Question on Output dimension of Generator

[junikkoma]

Hello! I would first like to thank you for sharing codes for such wonderful work. I have some questions on intermediate output dimension of feature maps in the generator.

According to Figure 16, I presumed output dimension of f (φ1) should be (1024, height, width), as the first 1x1 convolution is noted as DeConv(2^(11-i), 1, 1). To my understanding, it would not match noise input dimension of (512,4,4).

Then on examining your module.py code, the output dimension was controlled by nd() function, which has upper limit of 512 unlike noted output dimension in figure 16. I presumed such function was introduced to solve the dimension mismatch problem mentioned above.

In addition, i noticed a outlier in dimension of orthonormal basis. To my understanding, dimensions of orthonormal basis uij ∈ R^(Hi×Wi×Ci) should double as it moves up one layer, as height and width values are doubled whereas Ci value is halved. However, as nd(height) is a parameter determining dimension of U on module.py, I noticed dimension quadruples on moving from layer 1 to layer 2 (8192->32768), unlike expected behavior mentioned above.

Regarding aforementioned issues, I would like to ask questions below.

1. I would like to ask whether nd() function was introduced just to match the dimension, or there is other training gains of using such output dimensions.
2. I am wondering if there is any test results on setting initial noise dimension to 1024, i.e eps_dim = 1024 so the generator architecture would work as given on figure 16.
3. I am curious whether I have understood correctly about dimension of orthonormal basis.

If there is anything which I have misunderstood, please kindly point it out. Thank you for your kind attention.

Attached below is toy code i used to estimate dimensions of intermediate feature map

zs = [tf.random.normal([64, z_dim]) for z_dim in [6] * 6]
h = tf.random.normal([64, 4 * 4 * 512])
h = tf.reshape(h, [-1, 4, 4, 512])

nd = lambda size: min(int(2**(12 - np.log2(size))), 512)
# nd = lambda size : 2048//size

print(f'Noise shape : {h[0].shape}')

for i, z in enumerate(zs):
    height = width = 4 * 2 ** i
#     print(i,height,z.shape[-1])
    U = tf.compat.v1.get_variable(f'U_{i}',initializer=tf.initializers.orthogonal(),shape=[height, width, nd(height), z.shape[-1]])
    L = tf.compat.v1.get_variable(f'L_{i}',shape=[z.shape[-1]],initializer=tf.initializers.constant([3 * i for i in range(z.shape[-1], 0, -1)]))
    mu = tf.compat.v1.get_variable(f'mu_{i}',shape=[height, width, nd(height)],initializer=tf.initializers.zeros())
    print(f'basis dimension : {tf.reshape(U[:,:,:,0],-1).shape}')

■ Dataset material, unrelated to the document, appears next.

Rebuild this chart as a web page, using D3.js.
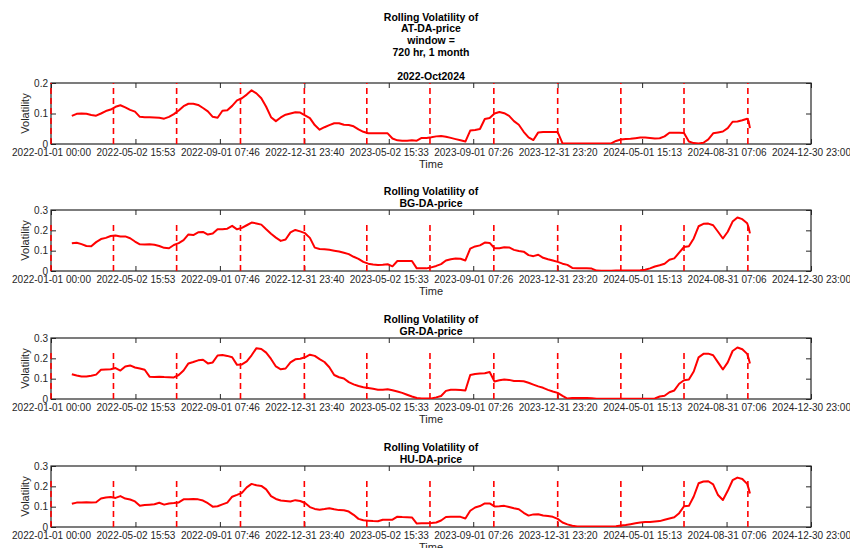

    h_ = tf.reduce_sum(U[None, ...] * (L[None, :] * z)[:, None, None, None, :], axis=-1) + mu[None, ...]
    h1 = transposed_convolution2d(h_, num_outputs = nd(height), kernel_size = 1) #deconv
    h2 = transposed_convolution2d(h_, num_outputs = nd(height*2), kernel_size = 3, stride = 2)

    h0 = transposed_convolution2d((h+h1),nd(height * 2), 3, 2)
    print(h1.shape, h2.shape, h0.shape)
    h = transposed_convolution2d((h0+h2),nd(height * 2), 3, 1)
#     print(h_.shape, h1.shape,h2.shape)
    print(f'output shape of layer {i+1} : {h[0].shape}')
print(f'final result :{convolution(h,num_outputs=3,kernel_size = 7)[0].shape}') #conv

[LynnHo]

@junikkoma

1. nd() is used to control the channel number according to the spatial size of the feature map.
2. It's my mistake, the first 1x1 convolution in Fig.6 should be Conv(512, 1, 1) because we restrict the maximum channels to 512. We never use 1024 as the noise dimension. Thank you very much for finding out this mistake!
3. Your understanding of the dimension of orthonormal basis is correct. The dimension of Uij is height * width * nd(height), so it should double at each layer. However, we restrict the maximum channels to 512, therefore, nd() results of layer 1 and layer 2 are the same (512), then the dimension quadruples from 1 to 2.

[junikkoma]

Thanks for your detailed and quick response!